MATERIAL PROVIDED:
○ ○ ○ ○
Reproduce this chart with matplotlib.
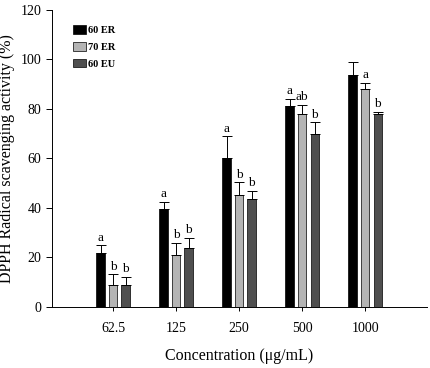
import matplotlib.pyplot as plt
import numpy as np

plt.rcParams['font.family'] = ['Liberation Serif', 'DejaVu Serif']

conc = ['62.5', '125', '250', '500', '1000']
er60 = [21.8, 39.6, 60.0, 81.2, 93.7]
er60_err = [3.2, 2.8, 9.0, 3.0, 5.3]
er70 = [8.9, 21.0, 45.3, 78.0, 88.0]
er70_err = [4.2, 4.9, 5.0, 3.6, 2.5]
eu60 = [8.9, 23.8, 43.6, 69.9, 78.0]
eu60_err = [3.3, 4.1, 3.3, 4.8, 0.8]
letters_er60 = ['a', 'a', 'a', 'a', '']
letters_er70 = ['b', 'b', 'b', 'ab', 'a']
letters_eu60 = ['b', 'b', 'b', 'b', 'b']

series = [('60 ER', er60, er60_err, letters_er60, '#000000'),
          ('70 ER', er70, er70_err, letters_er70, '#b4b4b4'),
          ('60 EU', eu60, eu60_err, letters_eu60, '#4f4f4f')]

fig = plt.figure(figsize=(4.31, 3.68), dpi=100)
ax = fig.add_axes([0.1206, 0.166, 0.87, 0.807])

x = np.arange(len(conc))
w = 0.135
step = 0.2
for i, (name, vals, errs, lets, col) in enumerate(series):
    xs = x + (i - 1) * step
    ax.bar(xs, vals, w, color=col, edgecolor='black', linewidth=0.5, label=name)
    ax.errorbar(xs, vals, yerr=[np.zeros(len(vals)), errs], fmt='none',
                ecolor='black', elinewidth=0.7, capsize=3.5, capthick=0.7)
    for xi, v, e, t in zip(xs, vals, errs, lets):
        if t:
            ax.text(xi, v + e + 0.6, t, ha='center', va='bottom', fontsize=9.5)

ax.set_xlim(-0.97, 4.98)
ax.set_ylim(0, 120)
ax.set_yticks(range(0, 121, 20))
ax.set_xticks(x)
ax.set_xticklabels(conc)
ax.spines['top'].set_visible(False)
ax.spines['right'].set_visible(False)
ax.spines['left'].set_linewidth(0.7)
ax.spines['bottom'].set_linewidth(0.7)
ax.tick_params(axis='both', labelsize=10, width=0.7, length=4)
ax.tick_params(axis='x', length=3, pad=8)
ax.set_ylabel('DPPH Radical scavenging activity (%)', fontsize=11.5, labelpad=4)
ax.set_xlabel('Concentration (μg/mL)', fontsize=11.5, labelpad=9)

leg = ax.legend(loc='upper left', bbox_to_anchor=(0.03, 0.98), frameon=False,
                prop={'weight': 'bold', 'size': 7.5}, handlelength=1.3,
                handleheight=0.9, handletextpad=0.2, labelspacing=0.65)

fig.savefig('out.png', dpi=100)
○ ○ ○ ○
WRITTEN TASK: Copy out the lines in which the string "matplotlib" appears.

SOLVED EXERCISE:
Reproduce this chart with matplotlib.
import matplotlib.pyplot as plt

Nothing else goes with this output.